• _Data lines_
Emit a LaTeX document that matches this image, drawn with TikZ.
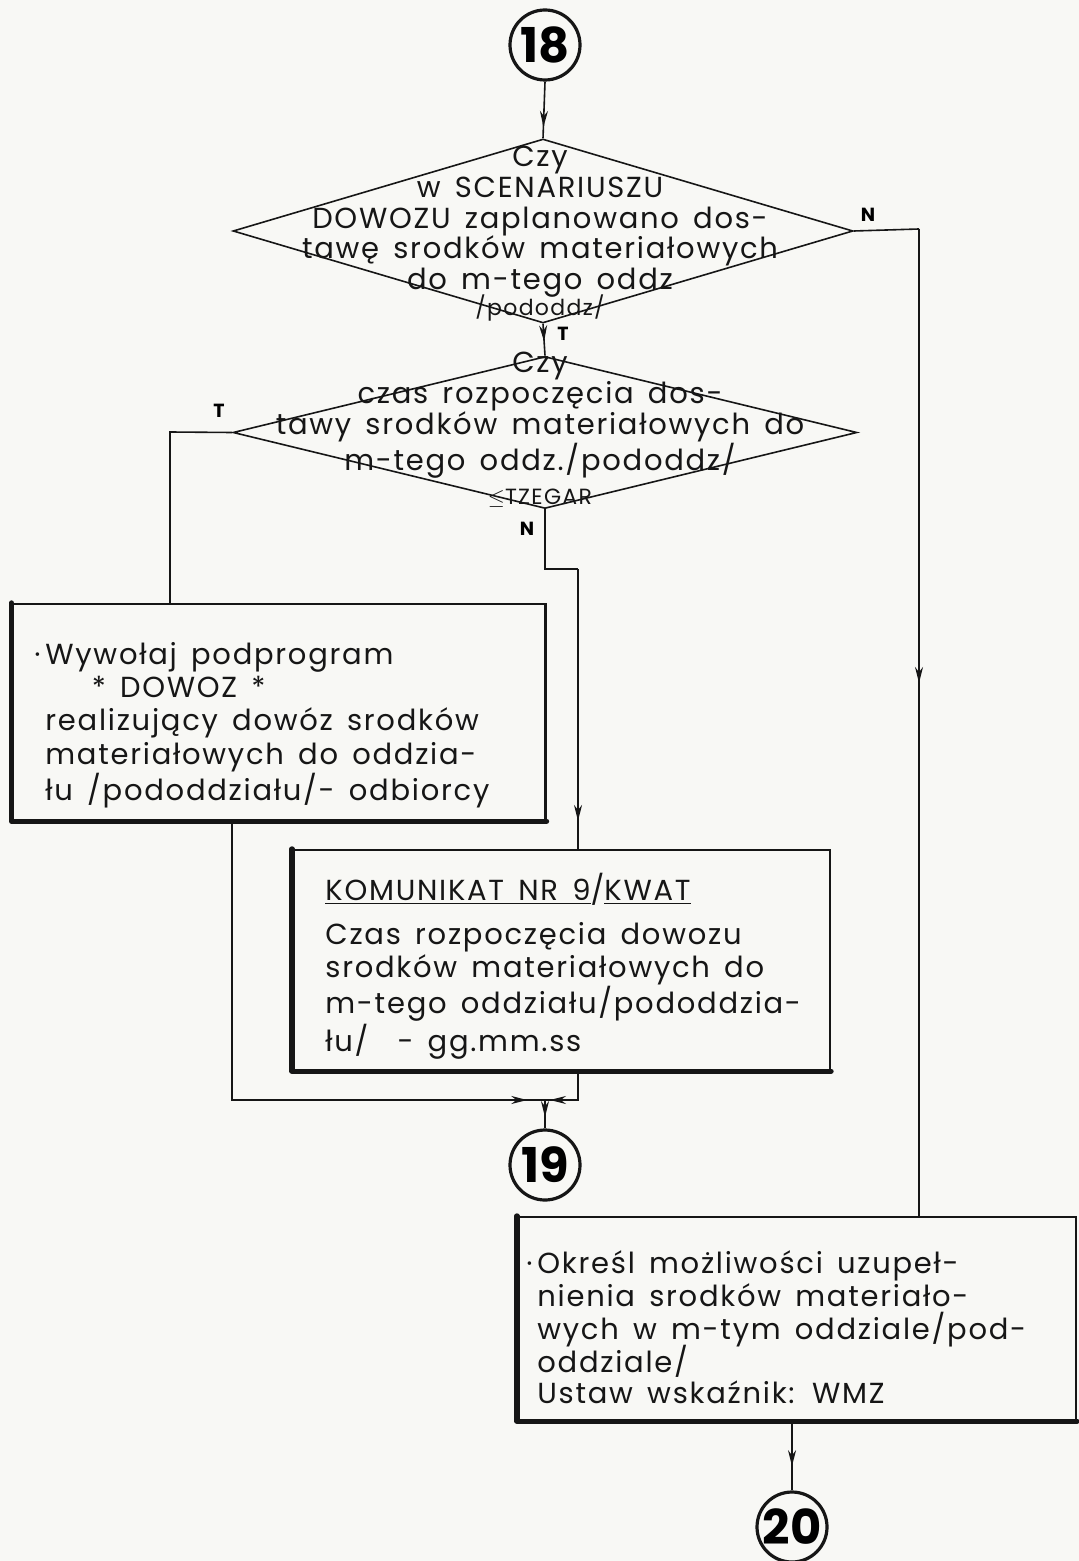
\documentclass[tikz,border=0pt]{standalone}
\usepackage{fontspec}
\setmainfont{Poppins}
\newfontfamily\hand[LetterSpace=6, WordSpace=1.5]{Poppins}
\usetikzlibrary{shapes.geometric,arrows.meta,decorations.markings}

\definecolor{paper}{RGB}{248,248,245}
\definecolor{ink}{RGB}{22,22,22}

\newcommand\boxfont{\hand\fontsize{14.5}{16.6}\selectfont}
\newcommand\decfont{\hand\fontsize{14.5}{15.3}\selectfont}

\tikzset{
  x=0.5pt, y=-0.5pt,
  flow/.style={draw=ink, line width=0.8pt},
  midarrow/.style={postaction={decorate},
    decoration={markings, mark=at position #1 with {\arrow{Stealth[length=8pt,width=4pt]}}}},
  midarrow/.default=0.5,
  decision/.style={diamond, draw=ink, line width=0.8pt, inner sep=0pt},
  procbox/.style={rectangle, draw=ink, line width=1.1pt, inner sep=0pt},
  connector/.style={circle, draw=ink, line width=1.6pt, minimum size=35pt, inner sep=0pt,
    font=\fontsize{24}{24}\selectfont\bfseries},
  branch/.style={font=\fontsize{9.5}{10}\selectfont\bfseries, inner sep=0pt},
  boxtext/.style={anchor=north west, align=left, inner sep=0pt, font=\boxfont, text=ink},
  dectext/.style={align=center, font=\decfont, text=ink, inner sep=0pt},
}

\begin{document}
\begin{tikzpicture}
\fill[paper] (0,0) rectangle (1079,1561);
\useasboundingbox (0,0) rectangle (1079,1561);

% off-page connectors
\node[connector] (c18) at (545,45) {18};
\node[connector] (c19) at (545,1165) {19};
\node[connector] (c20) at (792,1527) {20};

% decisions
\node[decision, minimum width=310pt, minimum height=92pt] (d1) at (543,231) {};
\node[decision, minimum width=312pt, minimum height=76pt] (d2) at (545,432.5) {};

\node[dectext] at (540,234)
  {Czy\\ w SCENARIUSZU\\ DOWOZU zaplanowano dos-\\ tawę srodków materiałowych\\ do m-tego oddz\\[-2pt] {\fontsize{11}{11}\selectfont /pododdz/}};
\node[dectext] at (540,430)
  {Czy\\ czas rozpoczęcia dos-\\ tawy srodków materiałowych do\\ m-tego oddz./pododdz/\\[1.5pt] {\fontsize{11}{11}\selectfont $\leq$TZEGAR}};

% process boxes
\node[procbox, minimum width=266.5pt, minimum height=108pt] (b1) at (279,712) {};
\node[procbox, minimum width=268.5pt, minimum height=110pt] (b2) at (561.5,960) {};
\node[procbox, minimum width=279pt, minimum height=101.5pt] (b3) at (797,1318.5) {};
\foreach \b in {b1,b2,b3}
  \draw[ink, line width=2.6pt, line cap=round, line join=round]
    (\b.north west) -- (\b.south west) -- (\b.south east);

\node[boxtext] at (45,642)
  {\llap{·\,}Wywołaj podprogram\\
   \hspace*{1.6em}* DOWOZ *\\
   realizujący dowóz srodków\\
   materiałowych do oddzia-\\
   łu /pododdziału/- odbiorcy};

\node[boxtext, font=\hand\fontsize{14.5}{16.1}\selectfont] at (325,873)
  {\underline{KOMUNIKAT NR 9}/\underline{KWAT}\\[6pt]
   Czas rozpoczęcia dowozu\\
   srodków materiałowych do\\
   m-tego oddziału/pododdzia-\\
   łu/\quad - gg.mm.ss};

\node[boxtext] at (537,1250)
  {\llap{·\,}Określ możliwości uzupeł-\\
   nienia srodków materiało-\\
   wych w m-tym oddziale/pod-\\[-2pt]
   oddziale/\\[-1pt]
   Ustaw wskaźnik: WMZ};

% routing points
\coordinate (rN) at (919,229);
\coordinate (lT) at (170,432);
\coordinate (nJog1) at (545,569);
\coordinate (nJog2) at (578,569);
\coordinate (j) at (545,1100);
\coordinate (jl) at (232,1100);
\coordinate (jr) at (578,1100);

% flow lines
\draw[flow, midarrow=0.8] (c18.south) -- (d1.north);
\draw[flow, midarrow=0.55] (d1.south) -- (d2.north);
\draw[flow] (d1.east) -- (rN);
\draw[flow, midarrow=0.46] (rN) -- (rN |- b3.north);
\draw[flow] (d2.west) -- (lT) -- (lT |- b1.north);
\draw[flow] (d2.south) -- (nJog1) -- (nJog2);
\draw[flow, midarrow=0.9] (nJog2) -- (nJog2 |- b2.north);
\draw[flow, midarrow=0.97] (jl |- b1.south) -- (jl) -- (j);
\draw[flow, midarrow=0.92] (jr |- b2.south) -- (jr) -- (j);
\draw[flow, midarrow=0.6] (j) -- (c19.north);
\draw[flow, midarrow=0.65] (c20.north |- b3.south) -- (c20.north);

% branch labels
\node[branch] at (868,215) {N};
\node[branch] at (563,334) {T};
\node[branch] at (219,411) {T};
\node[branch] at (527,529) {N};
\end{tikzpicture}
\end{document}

• _Work to complete_
Each line holding the word "with" counts once; report the total and nothing else.

• _Answer to the problem_
2